Reliance Insurance Trust Corporation (RITCORP), has seen its profits after tax for the year 2016 drop by 31% when compared to the 2015 figures.
This was disclosed to shareholders of the company by Board Chairman, Alhaji Mohamed Babatunde Cole at their Annual General Meeting (AGM).
He explained that the 31% decrease was due mainly to huge medical claims and the high cost in administering the medical scheme. “This is because premiums remained the same and did not reflect the effect of the depreciation on the Leones while the cost of services went up. However, management is keeping these costs under constant review as well as setting itself a higher premium income budget so as to absorb unavoidable increases in claims.”
Chairman Alhaji Cole pointed out that, “There are limited opportunities for investments in Sierra Leone. The Company has started building a five-storey office building at 5 Lamina Sankoh Street, Freetown. This will help safeguard depreciation and will be rented out for additional income to the Company.”
He noted that the macroeconomic situation remained challenging. Inflation had increased significantly in 2016 to 17.4% from 10.1% in 2015, which he explained “was driven by 60% increase in retail fuel prices as well as exchange rate depreciation, which was 26.4% in 2016, which in turn was driven by continued low exports and a decline in donor inflows.”
“The microeconomic outlook is promising” he opined, with “both iron ore and non-iron ore real Gross Domestic Product growth expected to gradually increase beyond 7% in 2021.”
Alhaji Tunde Cole said foreign investments in the agricultural and agri-business sectors, especially in palm oil, combined with structural reforms, hopefully will contribute to an improved business and a lower cost of doing business.
“Inflation is targeted to recede to 8% by the end of 2019, as the one-time impact of fuel price increase recedes, and the recent tightening of monetary policy continues as needed to meet this target.”

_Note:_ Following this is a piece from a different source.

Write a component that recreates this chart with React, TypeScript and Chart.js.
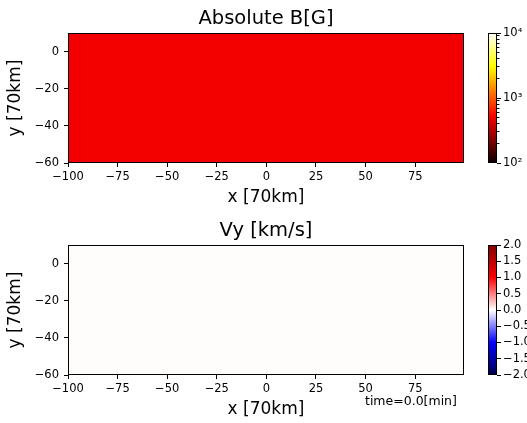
import React, { useEffect, useRef } from 'react';
import { Chart, registerables } from 'chart.js';

Chart.register(...registerables);

const FONT = 'DejaVu Sans';

// ---- data ----
const xEdges = [-100, 99.6];
const yEdges = [-60, 10];
const absB = [[490]];
const vyVals = [[0.01]];
const xTicks = [-100, -75, -50, -25, 0, 25, 50, 75];
const yTicks = [-60, -40, -20, 0];
const bRange = [100, 10000];
const bMajorTicks = [100, 1000, 10000];
const bMajorLabels = ['10²', '10³', '10⁴'];
const bMinorTicks = [200, 300, 400, 500, 600, 700, 800, 900, 2000, 3000, 4000, 5000, 6000, 7000, 8000, 9000];
const vyRange = [-2, 2];
const vyTicks = [-2, -1.5, -1, -0.5, 0, 0.5, 1, 1.5, 2];
const titleB = 'Absolute B[G]';
const titleVy = 'Vy [km/s]';
const xLabel = 'x [70km]';
const yLabel = 'y [70km]';
const timeLabel = 'time=0.0[min]';

// ---- colormaps ----
type Stop = [number, [number, number, number]];
const HOT: Stop[] = [
  [0, [10.6, 0, 0]],
  [0.365079, [255, 0, 0]],
  [0.746032, [255, 255, 0]],
  [1, [255, 255, 255]],
];
const SEISMIC: Stop[] = [
  [0, [0, 0, 76.5]],
  [0.25, [0, 0, 255]],
  [0.5, [255, 255, 255]],
  [0.75, [255, 0, 0]],
  [1, [127.5, 0, 0]],
];

function cmap(stops: Stop[], t: number): string {
  const u = Math.max(0, Math.min(1, t));
  for (let i = 0; i < stops.length - 1; i++) {
    const [a, ca] = stops[i];
    const [b, cb] = stops[i + 1];
    if (u >= a && u <= b) {
      const f = b === a ? 0 : (u - a) / (b - a);
      const c = ca.map((v, k) => Math.round(v + (cb[k] - v) * f));
      return `rgb(${c[0]},${c[1]},${c[2]})`;
    }
  }
  const c = stops[stops.length - 1][1];
  return `rgb(${c[0]},${c[1]},${c[2]})`;
}

const normLog = (v: number) =>
  (Math.log10(v) - Math.log10(bRange[0])) / (Math.log10(bRange[1]) - Math.log10(bRange[0]));
const normLin = (v: number) => (v - vyRange[0]) / (vyRange[1] - vyRange[0]);

const fmtNum = (v: number) => (v < 0 ? '\u2212' + Math.abs(v) : String(v));
const fmtFixed = (v: number) => (v < 0 ? '\u2212' + Math.abs(v).toFixed(1) : v.toFixed(1));

const TXT = '#000';
const LINE = '#000';

function heatmapPlugin(values: number[][], norm: (v: number) => number, stops: Stop[]) {
  return {
    id: 'heatmap',
    beforeDatasetsDraw(chart: any) {
      const { ctx, chartArea } = chart;
      const xs = chart.scales.x;
      const ys = chart.scales.y;
      ctx.save();
      ctx.beginPath();
      ctx.rect(chartArea.left, chartArea.top, chartArea.right - chartArea.left, chartArea.bottom - chartArea.top);
      ctx.clip();
      for (let j = 0; j < values.length; j++) {
        for (let i = 0; i < values[j].length; i++) {
          const x0 = xs.getPixelForValue(xEdges[i]);
          const x1 = xs.getPixelForValue(xEdges[i + 1]);
          const y0 = ys.getPixelForValue(yEdges[j]);
          const y1 = ys.getPixelForValue(yEdges[j + 1]);
          ctx.fillStyle = cmap(stops, norm(values[j][i]));
          ctx.fillRect(Math.min(x0, x1), Math.min(y0, y1), Math.abs(x1 - x0), Math.abs(y1 - y0));
        }
      }
      ctx.restore();
    },
  };
}

const framePlugin = {
  id: 'frame',
  afterDatasetsDraw(chart: any) {
    const { ctx, chartArea } = chart;
    ctx.save();
    ctx.strokeStyle = LINE;
    ctx.lineWidth = 1;
    const l = Math.round(chartArea.left) + 0.5;
    const t = Math.round(chartArea.top) + 0.5;
    const r = Math.round(chartArea.right) - 0.5;
    const b = Math.round(chartArea.bottom) - 0.5;
    ctx.strokeRect(l, t, r - l, b - t);
    ctx.restore();
  },
};

function colorbarPlugin(stops: Stop[]) {
  return {
    id: 'colorbar',
    beforeDatasetsDraw(chart: any) {
      const { ctx, chartArea } = chart;
      const ys = chart.scales.y;
      const pBottom = ys.getPixelForValue(ys.min);
      const pTop = ys.getPixelForValue(ys.max);
      const g = ctx.createLinearGradient(0, pBottom, 0, pTop);
      for (const [t, c] of stops) g.addColorStop(t, `rgb(${c[0]},${c[1]},${c[2]})`);
      ctx.save();
      ctx.fillStyle = g;
      ctx.fillRect(chartArea.left, chartArea.top, chartArea.right - chartArea.left, chartArea.bottom - chartArea.top);
      ctx.restore();
    },
  };
}

const timePlugin = {
  id: 'timeText',
  afterDraw(chart: any) {
    const { ctx } = chart;
    ctx.save();
    ctx.font = `12.5px "${FONT}"`;
    ctx.fillStyle = TXT;
    ctx.textAlign = 'left';
    ctx.textBaseline = 'alphabetic';
    ctx.fillText(timeLabel, 365, 405);
    ctx.restore();
  },
};

function mainConfig(opts: {
  title: string;
  values: number[][];
  norm: (v: number) => number;
  stops: Stop[];
  padTop: number;
  padBottom: number;
  extra?: any[];
}): any {
  return {
    type: 'scatter',
    data: { datasets: [] },
    options: {
      animation: false,
      responsive: false,
      devicePixelRatio: 1,
      events: [],
      layout: { padding: { left: 0, right: 63, top: opts.padTop, bottom: opts.padBottom } },
      plugins: {
        legend: { display: false },
        tooltip: { enabled: false },
        title: {
          display: true,
          text: opts.title,
          fullSize: false,
          color: TXT,
          font: { family: FONT, size: 19.5, weight: 'normal', lineHeight: 1.2 },
          padding: { top: 0, bottom: 2.3 },
        },
      },
      scales: {
        x: {
          type: 'linear',
          min: xEdges[0],
          max: xEdges[xEdges.length - 1],
          afterBuildTicks: (s: any) => {
            s.ticks = xTicks.map((v) => ({ value: v }));
          },
          afterFit: (s: any) => {
            s.height = 44.7;
          },
          grid: { drawOnChartArea: false, drawTicks: true, tickLength: 4, tickColor: LINE, tickWidth: 1 },
          border: { display: false },
          ticks: {
            color: TXT,
            font: { family: FONT, size: 11.5 },
            padding: 3,
            maxRotation: 0,
            autoSkip: false,
            callback: (v: any) => fmtNum(Number(v)),
          },
          title: {
            display: true,
            text: xLabel,
            color: TXT,
            font: { family: FONT, size: 17, lineHeight: 1.2 },
            padding: 0,
          },
        },
        y: {
          type: 'linear',
          min: yEdges[0],
          max: yEdges[yEdges.length - 1],
          afterBuildTicks: (s: any) => {
            s.ticks = yTicks.map((v) => ({ value: v }));
          },
          afterFit: (s: any) => {
            s.width = 68;
          },
          grid: { drawOnChartArea: false, drawTicks: true, tickLength: 4, tickColor: LINE, tickWidth: 1 },
          border: { display: false },
          ticks: {
            color: TXT,
            font: { family: FONT, size: 11.5 },
            padding: 5,
            autoSkip: false,
            callback: (v: any) => fmtNum(Number(v)),
          },
          title: {
            display: true,
            text: yLabel,
            color: TXT,
            font: { family: FONT, size: 17, lineHeight: 1.2 },
            padding: { top: 5.8, bottom: 0 },
          },
        },
      },
    },
    plugins: [heatmapPlugin(opts.values, opts.norm, opts.stops), framePlugin, ...(opts.extra || [])],
  };
}

function colorbarConfig(opts: {
  log: boolean;
  range: number[];
  major: number[];
  labels: string[];
  minor: number[];
  stops: Stop[];
  padTop: number;
  padBottom: number;
}): any {
  const scaleType = opts.log ? 'logarithmic' : 'linear';
  const scales: any = {
    x: { display: false, type: 'linear', min: 0, max: 1 },
    y: {
      type: scaleType,
      position: 'right',
      weight: 1,
      min: opts.range[0],
      max: opts.range[1],
      afterBuildTicks: (s: any) => {
        s.ticks = opts.major.map((v) => ({ value: v }));
      },
      afterFit: (s: any) => {
        s.width = 30;
      },
      grid: { drawOnChartArea: false, drawTicks: true, tickLength: 4, tickColor: LINE, tickWidth: 1 },
      border: { display: false },
      ticks: {
        color: TXT,
        font: { family: FONT, size: 11.5 },
        padding: 2,
        autoSkip: false,
        callback: (_v: any, i: number) => opts.labels[i],
      },
    },
  };
  if (opts.minor.length) {
    scales.yMinor = {
      type: scaleType,
      position: 'right',
      weight: 0,
      min: opts.range[0],
      max: opts.range[1],
      afterBuildTicks: (s: any) => {
        s.ticks = opts.minor.map((v) => ({ value: v }));
      },
      afterFit: (s: any) => {
        s.width = 0;
      },
      grid: { drawOnChartArea: false, drawTicks: true, tickLength: 2.5, tickColor: LINE, tickWidth: 1 },
      border: { display: false },
      ticks: { display: false },
    };
  }
  return {
    type: 'scatter',
    data: { datasets: [] },
    options: {
      animation: false,
      responsive: false,
      devicePixelRatio: 1,
      events: [],
      layout: { padding: { left: 488, right: 0, top: opts.padTop, bottom: opts.padBottom } },
      plugins: { legend: { display: false }, tooltip: { enabled: false }, title: { display: false } },
      scales,
    },
    plugins: [colorbarPlugin(opts.stops), framePlugin],
  };
}

function ChartLayer({ make }: { make: () => any }) {
  const ref = useRef<HTMLCanvasElement | null>(null);
  useEffect(() => {
    if (!ref.current) return;
    const chart = new Chart(ref.current, make());
    return () => chart.destroy();
  }, []);
  return (
    <canvas
      ref={ref}
      width={527}
      height={423}
      style={{ position: 'absolute', left: 0, top: 0, width: 527, height: 423 }}
    />
  );
}

export default function App() {
  return (
    <div style={{ position: 'absolute', left: 0, top: 0, width: 527, height: 423, background: '#fff', overflow: 'hidden' }}>
      <ChartLayer
        make={() =>
          mainConfig({ title: titleB, values: absB, norm: normLog, stops: HOT, padTop: 7.3, padBottom: 215.3 })
        }
      />
      <ChartLayer
        make={() =>
          mainConfig({
            title: titleVy,
            values: vyVals,
            norm: normLin,
            stops: SEISMIC,
            padTop: 219.3,
            padBottom: 3.3,
            extra: [timePlugin],
          })
        }
      />
      <ChartLayer
        make={() =>
          colorbarConfig({
            log: true,
            range: bRange,
            major: bMajorTicks,
            labels: bMajorLabels,
            minor: bMinorTicks,
            stops: HOT,
            padTop: 33,
            padBottom: 260,
          })
        }
      />
      <ChartLayer
        make={() =>
          colorbarConfig({
            log: false,
            range: vyRange,
            major: vyTicks,
            labels: vyTicks.map(fmtFixed),
            minor: [],
            stops: SEISMIC,
            padTop: 245,
            padBottom: 48,
          })
        }
      />
    </div>
  );
}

On the new Insurance Act 2016, Chairman Tunde Cole said “we are optimistic that the law, when enforced, will enhance the insurability of risks and thereby increase our premiums. Also, the law minimizes our credit exposure as it stipulates that premiums should be paid at the inception of a policy.”
“In spite of the challenging economic environment during the year under review, the Company was able to maintain its leadership position in the insurance market.”
“We maintain useful contacts with professional colleagues, keep abreast with developments in the regional and sub-regional markets and share experiences, which help in our operations. We enjoy an exceedingly good beneficial relationship with our re-insurance brokers CK re. Our policies through their services continue to receive excellent re-insurance covers both in the African and European Markets.”
The Managing Director, Alice Onomake, commended the staff for maintaining a high standard of service reflecting the successful staff training and development programs locally and internationally. The 64 staff members, she said are the strength of the Company, adding that they will continue to train them and keep them happy as they are the backbone of the success of the Company.
The Board of Directors recommended a dividend of 80 cents per share to members on the Company’s Register as at 31 December 2016.
Two new Board members were nominated, Balla Ahmed Kamara, a surveyor and Gaiva Lavalie, a civil engineer.